The Complainant still has to go on and show that the domain name in question is identical or confusingly similar to the trademark relied on. In some cases submitted to the UDRP process there is little or no argument on that issue. Leaving identicality aside, there are several difficult questions that really arise when confusing similarity is being considered. Some of them are:
What is the test? Is it enough to show that one or two people would find the domain name confusingly similar to the Trademark or must the Complainant show that everyone or perhaps people in general would find it so?
Does the Complainant have to show that people definitely would find the domain name confusingly similar to the trademark or that they might possibly find it so or would on the balance of probabilities?
How do you apply the test? For instance, is it that the panellist deciding the case would find the two confusingly similar after he or she is notionally placed in the position of a reasonable bystander?
How much may the reasonable bystander be presumed to know before coming to the conclusion of confusing similarity?
A panellist recently grappled with this issue in San Diego Hydroponics & Organics v. Innovative Growing Solutions, Inc., (WIPO case no. D2009-1545), albeit in a concurring Opinion. In a three person panel, the panelist in question agreed with his colleagues that the Complaint failed because the Complainant had not made out the ground of registration and use in bad faith.
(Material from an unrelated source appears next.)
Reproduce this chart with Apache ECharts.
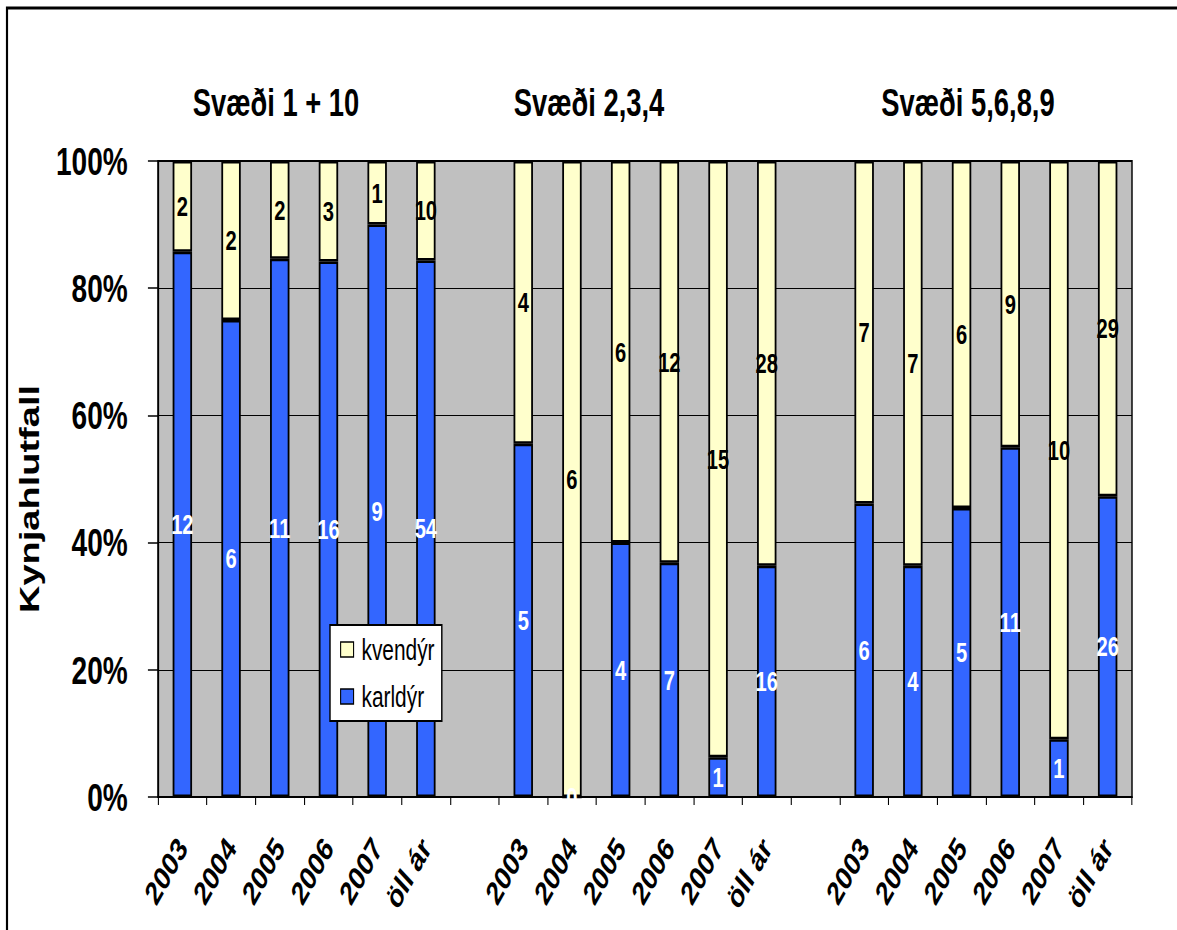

However, the panelist wrote a separate decision to the effect that he was also of the view that the Complaint failed for the additional reason that the domain name was not identical or confusingly similar to the trademark.
The two domain names were <sandiegohydro.com> and <sdhydro.com> that the Respondent had registered before the Complaint had applied for and had registered its trademark, SAN DIEGO HYDROPONICS & ORGANICS, with the USPTO. Both of the Complainant and the Respondent conducted hydroponic businesses in San Diego.
The majority had found that the domain names were confusingly similar to the trademark, when “SD” was taken to mean San Diego and “… the term “hydro” (was) used on both parties’ websites as a shortened version of the word “hydroponics”. The minority disagreed, for the domain names did not necessarily invoke the Complainant’s trademark as they omitted “organics” entirely and shortened San Diego to “SD” and “hydroponics” to “hydro”. In particular, it was not appropriate to proceed, as the majority had, on the basis that the Complainant had been “promot[ing] itself on its Internet site as ‘San Diego Hydro’ and ‘SD Hydro,’” for it had not in fact claimed any common law rights to a trademark different from the registered one on which it relied solely and which included all of the above words. Put perhaps in different words, why would anyone assume, looking at the domain names, that they were invoking the Complainant’s hydroponics business rather than “hydroelectricity, hydrology, hydrodynamics, hydrocarbons, or any of the scores of other terms that share the common prefix “hydro-”.”? The inference is that they would not.
The minority also took issue with the majority’s conclusion as a matter of fact that the Complainant had been “promot[ing] itself on its Internet site as ‘San Diego Hydro’ and ‘SD Hydro,’” for that was based on the Panel’s own research, not on the Complainant’s evidence.
The minority therefore, in effect, builds its case on the foundation that the domain names were not confusingly similar to the trademark that the Complainant relied on, irrespective of whether they were confusingly similar to a different trademark that the Complainant did not rely on.
Your editor suggests that this approach could be very useful in other UDRP cases.